Writers, actors, and musicians work is being sold by the companies they work for as a revenue stream.
The platform that IT Engineers created for netflix is being sold by the companies they work for as a revenue stream.
See what I did there? Your argument is that they are more important but in reality they are replaceable like everyone is. Most of the writers out there aren’t in high paying GRRMartin level roles, they’re writing episodes of sitcoms and reality TV. The quality is all over the place.
so you saying, if a book are publish and sold, a writer only paid for writing the book and all the profit should go to the publisher only?
or song writer should be paid one off for writing a song and all the profit should go to music label only?
and no, netflix not selling the platform. it is like saying Grocery store sold their store everyday. it make no sense. the engineer is a builder, they build a platform. netflix pay them for the platform, netflix sell stuff on said platform.
you are dumb
My argument wasn’t that they are more important.

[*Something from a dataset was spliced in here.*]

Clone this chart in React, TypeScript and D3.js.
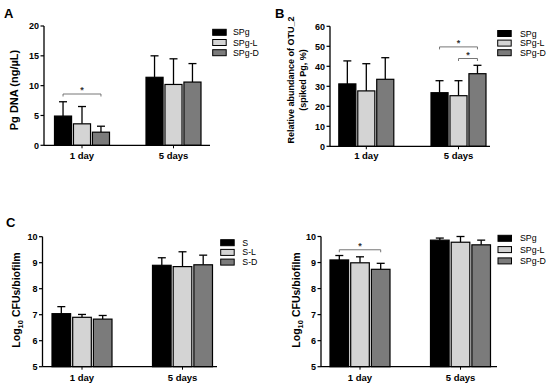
import React, { useEffect, useRef } from "react";
import * as d3 from "d3";

// groups on the x axis
const groups = ["1 day", "5 days"];

// panel A: Pg DNA (ng/µL)
const seriesA = ["SPg", "SPg-L", "SPg-D"];
const meanA = [[4.9, 3.6, 2.2], [11.4, 10.2, 10.6]];
const upperA = [[7.3, 6.5, 3.2], [15.0, 14.5, 13.7]];
const ticksA = [0, 5, 10, 15, 20];

// panel B: relative abundance of OTU_2
const seriesB = ["SPg", "SPg-L", "SPg-D"];
const meanB = [[31.2, 27.7, 33.5], [26.8, 25.3, 36.3]];
const upperB = [[42.7, 41.3, 44.3], [32.8, 32.8, 40.5]];
const ticksB = [0, 10, 20, 30, 40, 50, 60];

// panel C left: log10 CFUs, S
const seriesC1 = ["S", "S-L", "S-D"];
const meanC1 = [[7.04, 6.9, 6.83], [8.9, 8.85, 8.92]];
const upperC1 = [[7.31, 7.01, 6.97], [9.19, 9.42, 9.29]];

// panel C right: log10 CFUs, SPg
const seriesC2 = ["SPg", "SPg-L", "SPg-D"];
const meanC2 = [[9.1, 8.99, 8.74], [9.86, 9.78, 9.68]];
const upperC2 = [[9.27, 9.22, 8.97], [9.94, 10.0, 9.86]];
const ticksC = [5, 6, 7, 8, 9, 10];

// significance brackets: [group, fromBar, toBar, level]
const sigA = [[0, 0, 2, 8.6]];
const sigB = [[1, 0, 2, 49.7], [1, 1, 2, 43.9]];
const sigC2 = [[0, 0, 2, 9.49]];

const fills = ["#000000", "#d4d4d4", "#7b7b7b"];
const FONT = "'Liberation Sans', Arial, sans-serif";

const panels = [
  {
    series: seriesA, mean: meanA, upper: upperA, ticks: ticksA, sig: sigA,
    domain: [0, 20], yRange: [145.3, 26], axisX: [44, 210], centers: [82, 173.5], half: 27.5,
    legend: { x: 212.7, y: 32.3, dy: 10.2, tx: 233 }, labelY: 158.5,
  },
  {
    series: seriesB, mean: meanB, upper: upperB, ticks: ticksB, sig: sigB,
    domain: [0, 60], yRange: [146.3, 26.3], axisX: [330, 490], centers: [366.3, 458.5], half: 27.5,
    legend: { x: 497.7, y: 33.5, dy: 9.6, tx: 520 }, labelY: 159,
  },
  {
    series: seriesC1, mean: meanC1, upper: upperC1, ticks: ticksC, sig: [],
    domain: [5, 10], yRange: [366.7, 236.7], axisX: [42.5, 217], centers: [82, 182.5], half: 30,
    legend: { x: 220.7, y: 242.7, dy: 9.7, tx: 242.3 }, labelY: 380.5,
  },
  {
    series: seriesC2, mean: meanC2, upper: upperC2, ticks: ticksC, sig: sigC2,
    domain: [5, 10], yRange: [366.7, 236.5], axisX: [321, 497], centers: [360, 460.5], half: 30,
    legend: { x: 498, y: 238.3, dy: 11.3, tx: 520 }, labelY: 380.5,
  },
];

function App() {
  const ref = useRef<SVGSVGElement>(null);

  useEffect(() => {
    const svg = d3.select(ref.current);
    svg.selectAll("*").remove();

    panels.forEach((p) => {
      const g = svg.append("g");
      const y = d3.scaleLinear().domain(p.domain).range(p.yRange);
      const x = d3.scalePoint().domain(groups).range(p.centers);
      const inner = d3.scaleBand().domain(p.series).range([-p.half, p.half]).paddingInner(0.1);
      const bw = inner.bandwidth();
      const barX = (gi: number, si: number) => (x(groups[gi]) as number) + (inner(p.series[si]) as number);

      // bars
      groups.forEach((grp, gi) => {
        p.series.forEach((s, si) => {
          const cx = barX(gi, si) + bw / 2;
          // error bar (upper only)
          g.append("line")
            .attr("x1", cx).attr("x2", cx)
            .attr("y1", y(p.mean[gi][si])).attr("y2", y(p.upper[gi][si]))
            .attr("stroke", "#000").attr("stroke-width", 1.3);
          g.append("line")
            .attr("x1", cx - 4).attr("x2", cx + 4)
            .attr("y1", y(p.upper[gi][si])).attr("y2", y(p.upper[gi][si]))
            .attr("stroke", "#000").attr("stroke-width", 1.3);
          g.append("rect")
            .attr("x", barX(gi, si))
            .attr("y", y(p.mean[gi][si]))
            .attr("width", bw)
            .attr("height", y(p.domain[0]) - y(p.mean[gi][si]))
            .attr("fill", fills[si])
            .attr("stroke", "#000")
            .attr("stroke-width", 1.2);
        });
      });

      // y axis
      const y0 = y(p.domain[0]);
      g.append("line")
        .attr("x1", p.axisX[0]).attr("x2", p.axisX[0])
        .attr("y1", y0).attr("y2", y(p.domain[1]))
        .attr("stroke", "#000").attr("stroke-width", 1.3);
      p.ticks.forEach((t) => {
        g.append("line")
          .attr("x1", p.axisX[0] - 3.5).attr("x2", p.axisX[0])
          .attr("y1", y(t)).attr("y2", y(t))
          .attr("stroke", "#000").attr("stroke-width", 1.2);
        g.append("text")
          .attr("x", p.axisX[0] - 5).attr("y", y(t) + 3.2)
          .attr("text-anchor", "end")
          .style("font", `bold 9px ${FONT}`)
          .text(t);
      });

      // x axis
      g.append("line")
        .attr("x1", p.axisX[0]).attr("x2", p.axisX[1])
        .attr("y1", y0).attr("y2", y0)
        .attr("stroke", "#000").attr("stroke-width", 1.3);
      groups.forEach((grp) => {
        const cx = x(grp) as number;
        g.append("line")
          .attr("x1", cx).attr("x2", cx)
          .attr("y1", y0).attr("y2", y0 + 3)
          .attr("stroke", "#000").attr("stroke-width", 1);
        g.append("text")
          .attr("x", cx).attr("y", p.labelY)
          .attr("text-anchor", "middle")
          .style("font", `bold 9.5px ${FONT}`)
          .text(grp);
      });

      // significance brackets
      p.sig.forEach(([gi, a, b, lvl]) => {
        const xa = barX(gi, a) + bw / 2;
        const xb = barX(gi, b) + bw / 2;
        const ly = y(lvl);
        g.append("path")
          .attr("d", `M${xa},${ly + 2.5}V${ly}H${xb}V${ly + 2.5}`)
          .attr("fill", "none")
          .attr("stroke", "#666")
          .attr("stroke-width", 0.9);
        g.append("text")
          .attr("x", (xa + xb) / 2).attr("y", ly - 1)
          .attr("text-anchor", "middle")
          .style("font", `bold 9px ${FONT}`)
          .attr("fill", "#333")
          .text("*");
      });

      // legend
      p.series.forEach((s, si) => {
        const ly = p.legend.y + si * p.legend.dy;
        g.append("rect")
          .attr("x", p.legend.x).attr("y", ly - 3)
          .attr("width", 13.5).attr("height", 6)
          .attr("fill", fills[si])
          .attr("stroke", "#000").attr("stroke-width", 1);
        g.append("text")
          .attr("x", p.legend.tx).attr("y", ly + 3)
          .style("font", `8.8px ${FONT}`)
          .text(s);
      });
    });

    // y axis titles
    svg.append("text")
      .attr("transform", "translate(18,90) rotate(-90)")
      .attr("text-anchor", "middle")
      .style("font", `bold 11px ${FONT}`)
      .text("Pg DNA (ng/µL)");
    svg.append("text")
      .attr("transform", "translate(293.5,80) rotate(-90)")
      .attr("text-anchor", "middle")
      .style("font", `bold 9px ${FONT}`)
      .text("Relative abundance of OTU_2");
    svg.append("text")
      .attr("transform", "translate(305.5,80) rotate(-90)")
      .attr("text-anchor", "middle")
      .style("font", `bold 9px ${FONT}`)
      .text("(spiked Pg, %)");
    [20, 300].forEach((tx) => {
      const t = svg.append("text")
        .attr("transform", `translate(${tx},300) rotate(-90)`)
        .attr("text-anchor", "middle")
        .style("font", `bold 10.5px ${FONT}`);
      t.append("tspan").text("Log");
      t.append("tspan").attr("dy", 3).style("font-size", "7.5px").text("10");
      t.append("tspan").attr("dy", -3).text(" CFUs/biofilm");
    });

    // panel letters
    [["A", 4, 18], ["B", 275, 18], ["C", 6, 227]].forEach(([l, tx, ty]) => {
      svg.append("text")
        .attr("x", tx).attr("y", ty)
        .style("font", `bold 13px ${FONT}`)
        .text(l as string);
    });
  }, []);

  return (
    <svg
      ref={ref}
      width={550}
      height={385}
      style={{ position: "absolute", left: 0, top: 0, background: "#fff" }}
    />
  );
}

export default App;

My observation was that the things writers, actors, and musicians produce is being sold over and over and over for other people’s profit.
Apparently my mistake was in thinking that the IT infrastructure created was purely infrastructure in the same vein as electrical, plumbing, or even physical buildings. I didn’t know that the IT systems created to provide streaming services was being sold to other streaming platforms without credit to the designers.
And before anyone thinks I am saying electricians, plumbers, carpenters and the like aren’t creative I am NOT saying that. A family member is a plumber and the stuff he has to dream up to get stuff to work is incredible.
Honestly.
I don’t understand why people are so up in arms around artists and the entertainment industry. Flat payment is commonplace in most industries. These people agreed to the payment they were given.
You basically agree to it with a knife in your back because it is the only deal available and they’re using the money and power against your desire to be heard or seen.